Another important challenge for the Christian is that of the political life. In the State citizens have a right and duty to share in the political life. For a nation can ensure the common good of all, and the dreams and aspirations of its different members, only to the extent that all citizens in full liberty and with complete responsibility make their contributions willingly and selflessly for the good of all.
The duties of the good Christian citizen involve more than shunning corruption, more than not exploiting others; these duties include positively contributing to the establishment of just laws and structures that foster human values.
If the Christian finds injustice or anything that militates against love, peace and unity in society, he or she must ask: “Where have I fallen short? What have I done wrong? What did I fail to do that the truth of my vocation called me to do? Did I sin by omission?”
Here today in Kenya, as I have done many times before, I wish to address a particular message to married couples and to families. The family is the fundamental human community; it is the first and vital cell of any society.
Thus the strength and vitality of any country will only be as great as the strength and vitality of the family within that country. No group has a greater impact on a country than the family. No group has a more influential role in the future of the world.
For this reason, Christian couples have an irreplaceable mission in today’s world. The generous love and fidelity of husband and wife offer stability and hope to a world torn by hatred and division. By their lifelong perseverance in life-giving love they show the unbreakable and sacred character of the sacramental marriage bond.
At the same time it is the Christian family that most simply and profoundly promotes the dignity and worth of human life from the moment of conception.
The Christian family is also the domestic sanctuary of the Church. In a Christian home various aspects of the whole Church are found, such as mutual love, attentiveness to God’s word and prayer together.
The home is a place where the Gospel is received and lived, and the place from which the Gospel radiates. Thus the family offers daily witness, even without words, to the truth and grace of the word of God. For this reason, I stated in my Encyclical “Married people… must endeavour with all their strength to persevere in their matrimonial union, building up the family community through the witness of love and educating new generations of men and women capable in their turn of dedicating the whole of their lives to their vocation, that is to say, to the ‘kingly service’ of which Jesus Christ has offered us the example and the most beautiful model.”

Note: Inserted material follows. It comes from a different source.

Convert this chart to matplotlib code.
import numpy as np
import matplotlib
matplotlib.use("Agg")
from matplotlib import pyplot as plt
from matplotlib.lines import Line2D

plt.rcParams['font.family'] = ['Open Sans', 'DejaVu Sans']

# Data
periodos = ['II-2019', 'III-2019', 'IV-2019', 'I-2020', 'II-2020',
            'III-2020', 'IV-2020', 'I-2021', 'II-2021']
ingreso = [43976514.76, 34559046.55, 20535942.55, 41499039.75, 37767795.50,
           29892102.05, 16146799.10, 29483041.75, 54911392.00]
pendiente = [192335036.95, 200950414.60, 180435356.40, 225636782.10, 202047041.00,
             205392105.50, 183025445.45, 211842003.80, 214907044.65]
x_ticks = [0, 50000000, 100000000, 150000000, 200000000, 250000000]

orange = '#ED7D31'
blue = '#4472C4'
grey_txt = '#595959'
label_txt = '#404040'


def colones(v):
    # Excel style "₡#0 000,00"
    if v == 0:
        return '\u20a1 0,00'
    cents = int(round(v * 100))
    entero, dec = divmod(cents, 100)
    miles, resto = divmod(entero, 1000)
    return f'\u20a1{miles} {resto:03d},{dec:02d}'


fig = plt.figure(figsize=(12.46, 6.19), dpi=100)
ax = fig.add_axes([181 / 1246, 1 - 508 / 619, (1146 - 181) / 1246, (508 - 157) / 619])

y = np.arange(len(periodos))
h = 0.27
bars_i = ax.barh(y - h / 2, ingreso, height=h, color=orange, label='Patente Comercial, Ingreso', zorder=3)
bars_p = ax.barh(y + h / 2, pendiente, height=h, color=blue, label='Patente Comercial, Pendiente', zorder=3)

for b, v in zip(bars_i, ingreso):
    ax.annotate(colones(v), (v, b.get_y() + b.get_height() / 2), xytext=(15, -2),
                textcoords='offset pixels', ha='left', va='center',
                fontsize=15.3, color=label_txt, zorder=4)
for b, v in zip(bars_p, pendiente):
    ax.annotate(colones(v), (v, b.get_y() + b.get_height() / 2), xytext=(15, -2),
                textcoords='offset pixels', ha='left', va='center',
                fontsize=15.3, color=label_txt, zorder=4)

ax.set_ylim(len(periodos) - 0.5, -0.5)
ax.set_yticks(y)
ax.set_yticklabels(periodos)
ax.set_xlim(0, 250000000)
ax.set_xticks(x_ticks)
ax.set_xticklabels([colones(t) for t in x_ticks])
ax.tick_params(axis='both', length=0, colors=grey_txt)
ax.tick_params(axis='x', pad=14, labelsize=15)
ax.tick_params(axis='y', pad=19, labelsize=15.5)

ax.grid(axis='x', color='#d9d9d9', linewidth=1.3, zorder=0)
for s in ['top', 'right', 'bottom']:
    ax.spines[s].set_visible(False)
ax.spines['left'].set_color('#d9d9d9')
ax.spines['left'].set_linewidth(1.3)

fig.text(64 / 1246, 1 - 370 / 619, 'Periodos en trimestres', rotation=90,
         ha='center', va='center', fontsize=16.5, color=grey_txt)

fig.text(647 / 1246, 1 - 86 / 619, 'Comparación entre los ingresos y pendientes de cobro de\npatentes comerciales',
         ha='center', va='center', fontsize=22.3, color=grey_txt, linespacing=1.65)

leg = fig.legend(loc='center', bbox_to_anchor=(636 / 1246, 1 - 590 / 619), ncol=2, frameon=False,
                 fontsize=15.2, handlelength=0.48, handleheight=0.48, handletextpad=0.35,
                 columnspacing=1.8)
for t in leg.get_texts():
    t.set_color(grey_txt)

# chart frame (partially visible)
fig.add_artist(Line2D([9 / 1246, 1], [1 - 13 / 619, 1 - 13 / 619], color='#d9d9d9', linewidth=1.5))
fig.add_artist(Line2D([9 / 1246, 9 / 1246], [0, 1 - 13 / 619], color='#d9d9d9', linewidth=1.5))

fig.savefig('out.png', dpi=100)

Beloved brothers and sisters: all the families that make up the Church and all the individuals that make up the families – all of us together are called to walk with Christ, bearing witness to his truth in the circumstances of our daily lives. In doing this we can permeate society with the leaven of the Gospel, which alone can transform it into Christ’s Kingdom – a Kingdom of truth and life, a Kingdom of holiness and grace, a Kingdom of justice, love and peace! Amen.